Sentiment and a Quick Dow Theory Update
Sentiment alone is not a timing tool for the market. But, it is useful in telling us when too many people get on the same side of the boat, which in turn tells us that conditions have ripened for a turn. I have said many times of late that the recent sentiment environment reminded me of the 2006 and 2007 period. In the chart below I have included the S&P 500 and a sentiment indicator that is comprised of the Investor Intelligence Bulls divided by Bulls plus Bears. In other words, this shows us the percentage of Bulls to total Bulls and Bears. Now, note on the chart below that during the 2007 period when this reading rose above 72%, an intermediate-term top soon followed. Now note that since the March 2009 low, every time the percent of Bulls rose above the 72% level an intermediate-term top has been at hand. Again, sentiment readings are not timing tools, but this is telling us that conditions have been ripe for another intermediate-term top and based on the price action this past week, that top may very well be in place. I will have to look at other indicators after the weekly close in order to determine if an intermediate-term sell signal has indeed been triggered and I will report this in my subscriber updates. If it proves the market has in fact made an intermediate-term top, then the correction that follows should carry this sentiment indicator down toward the 50% mark. More importantly, once price moves into our timing band for the next intermediate-term cycle low, along with these lower sentiment readings we will be able to zero in on the next intermediate-term low and buying opportunity.

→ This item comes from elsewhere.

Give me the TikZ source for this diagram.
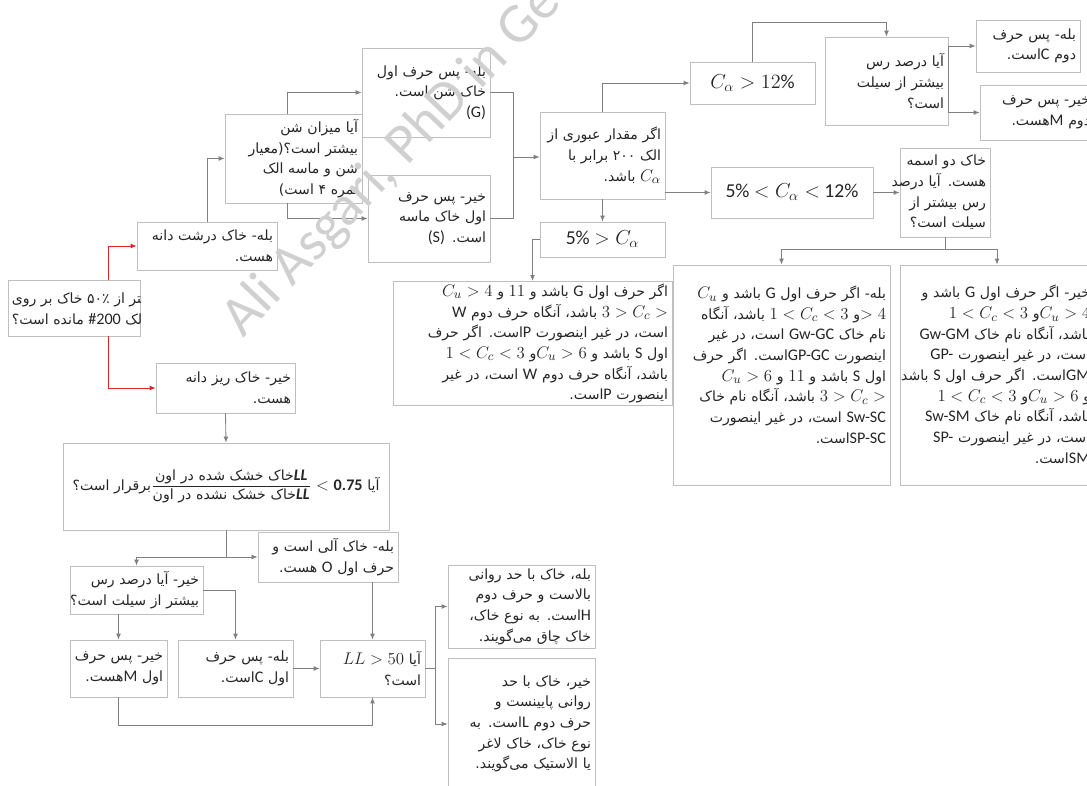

In the next chart below I have included both the Dow Jones Industrials and the Transports. In light of the recent weakness, the Transports have shown more relative weakness than the Industrials. I have again received questions as to whether this relative weakness has any forecasting value from a Dow Theory perspective. The answer is no. When considering Dow theory it is the movement of both averages above or below previous secondary high points that is important. To consider only one average or to try to infer a meaning from the movement of only one average is not Dow theory.
If this correction should carry both averages below the January 28th lows, on a closing basis, then the next error I see coming from a Dow theory perspective will be that people will be mistakenly calling such price action a Dow theory "Sell Signal." Granted, any violation of the January lows should be followed by further weakness. But, any such weakness will be associated with a decline into the next Secondary Low Point and not a Dow theory "sell signal." So, I want to warn you ahead of time, do not listen to any such comments that you may see or hear in regard to any such weakness because it will not be correct in accordance with orthodox Dow theory.